--- Start ---

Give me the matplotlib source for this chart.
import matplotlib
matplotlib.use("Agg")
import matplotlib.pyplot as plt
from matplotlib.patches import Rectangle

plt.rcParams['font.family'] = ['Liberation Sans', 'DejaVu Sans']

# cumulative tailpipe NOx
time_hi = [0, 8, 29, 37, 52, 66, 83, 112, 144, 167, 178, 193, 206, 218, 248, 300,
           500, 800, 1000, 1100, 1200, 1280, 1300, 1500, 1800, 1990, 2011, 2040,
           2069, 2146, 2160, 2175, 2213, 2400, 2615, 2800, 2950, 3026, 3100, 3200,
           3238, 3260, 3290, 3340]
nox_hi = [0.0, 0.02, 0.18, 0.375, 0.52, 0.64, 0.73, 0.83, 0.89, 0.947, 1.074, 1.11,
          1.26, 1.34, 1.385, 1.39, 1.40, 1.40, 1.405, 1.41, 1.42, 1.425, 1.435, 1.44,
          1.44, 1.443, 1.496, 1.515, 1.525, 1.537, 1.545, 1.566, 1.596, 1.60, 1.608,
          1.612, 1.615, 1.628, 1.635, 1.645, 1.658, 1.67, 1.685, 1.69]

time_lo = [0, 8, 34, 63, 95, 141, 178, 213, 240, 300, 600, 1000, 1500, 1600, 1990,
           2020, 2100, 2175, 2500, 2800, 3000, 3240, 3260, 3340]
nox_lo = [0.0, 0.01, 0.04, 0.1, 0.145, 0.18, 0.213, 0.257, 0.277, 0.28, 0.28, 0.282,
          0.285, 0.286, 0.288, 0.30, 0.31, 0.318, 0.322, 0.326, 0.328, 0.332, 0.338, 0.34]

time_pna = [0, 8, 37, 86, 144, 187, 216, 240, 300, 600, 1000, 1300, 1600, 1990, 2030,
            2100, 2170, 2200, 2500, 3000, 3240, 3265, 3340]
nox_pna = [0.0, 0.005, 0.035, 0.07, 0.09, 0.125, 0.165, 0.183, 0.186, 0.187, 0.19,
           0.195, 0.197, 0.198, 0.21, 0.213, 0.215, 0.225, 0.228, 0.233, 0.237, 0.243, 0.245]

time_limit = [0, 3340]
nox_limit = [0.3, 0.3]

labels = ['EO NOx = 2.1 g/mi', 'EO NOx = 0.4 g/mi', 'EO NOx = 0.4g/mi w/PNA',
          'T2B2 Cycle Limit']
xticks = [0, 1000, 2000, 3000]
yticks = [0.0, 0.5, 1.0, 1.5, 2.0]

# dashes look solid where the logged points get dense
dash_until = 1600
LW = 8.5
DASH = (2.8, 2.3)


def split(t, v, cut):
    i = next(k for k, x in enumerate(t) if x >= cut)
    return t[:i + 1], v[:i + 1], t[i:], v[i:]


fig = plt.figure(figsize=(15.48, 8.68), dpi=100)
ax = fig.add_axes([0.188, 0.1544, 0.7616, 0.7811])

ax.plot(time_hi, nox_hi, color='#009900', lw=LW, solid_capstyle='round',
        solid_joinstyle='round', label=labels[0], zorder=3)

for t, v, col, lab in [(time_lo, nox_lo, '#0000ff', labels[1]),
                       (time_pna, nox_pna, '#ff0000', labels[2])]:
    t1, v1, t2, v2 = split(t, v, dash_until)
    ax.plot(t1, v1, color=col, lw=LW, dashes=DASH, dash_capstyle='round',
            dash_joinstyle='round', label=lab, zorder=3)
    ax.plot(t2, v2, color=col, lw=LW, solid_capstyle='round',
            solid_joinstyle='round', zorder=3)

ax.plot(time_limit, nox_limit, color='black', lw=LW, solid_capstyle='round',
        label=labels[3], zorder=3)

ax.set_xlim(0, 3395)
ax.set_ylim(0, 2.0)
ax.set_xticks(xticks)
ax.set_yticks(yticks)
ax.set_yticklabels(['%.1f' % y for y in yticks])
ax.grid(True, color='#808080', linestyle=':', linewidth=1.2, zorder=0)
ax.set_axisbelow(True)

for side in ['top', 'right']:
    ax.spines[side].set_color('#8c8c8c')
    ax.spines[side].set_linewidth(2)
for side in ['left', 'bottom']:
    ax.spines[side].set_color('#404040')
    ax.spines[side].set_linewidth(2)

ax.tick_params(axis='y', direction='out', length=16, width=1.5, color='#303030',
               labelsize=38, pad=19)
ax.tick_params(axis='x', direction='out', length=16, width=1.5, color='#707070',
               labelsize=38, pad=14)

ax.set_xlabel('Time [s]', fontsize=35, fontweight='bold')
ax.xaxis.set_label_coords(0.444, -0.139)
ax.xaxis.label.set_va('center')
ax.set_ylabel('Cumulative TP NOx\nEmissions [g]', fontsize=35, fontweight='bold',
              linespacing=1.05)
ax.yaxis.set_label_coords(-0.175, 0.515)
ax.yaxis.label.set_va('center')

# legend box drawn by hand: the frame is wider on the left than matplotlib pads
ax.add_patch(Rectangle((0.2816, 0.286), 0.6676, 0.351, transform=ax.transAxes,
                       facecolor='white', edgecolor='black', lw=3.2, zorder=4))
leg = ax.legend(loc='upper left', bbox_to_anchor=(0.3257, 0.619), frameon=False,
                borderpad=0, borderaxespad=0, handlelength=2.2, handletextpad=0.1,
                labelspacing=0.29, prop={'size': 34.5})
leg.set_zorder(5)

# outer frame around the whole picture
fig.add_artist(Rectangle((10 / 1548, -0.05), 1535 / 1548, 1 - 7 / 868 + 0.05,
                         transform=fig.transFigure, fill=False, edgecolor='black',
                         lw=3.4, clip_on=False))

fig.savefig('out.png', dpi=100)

--- End ---

▶ **Directions for this task**
Search the data for the word "matplotlib" and copy each line where it appears.

▶ **Complete answer**
Give me the matplotlib source for this chart.
import matplotlib
matplotlib.use("Agg")
import matplotlib.pyplot as plt
from matplotlib.patches import Rectangle
# legend box drawn by hand: the frame is wider on the left than matplotlib pads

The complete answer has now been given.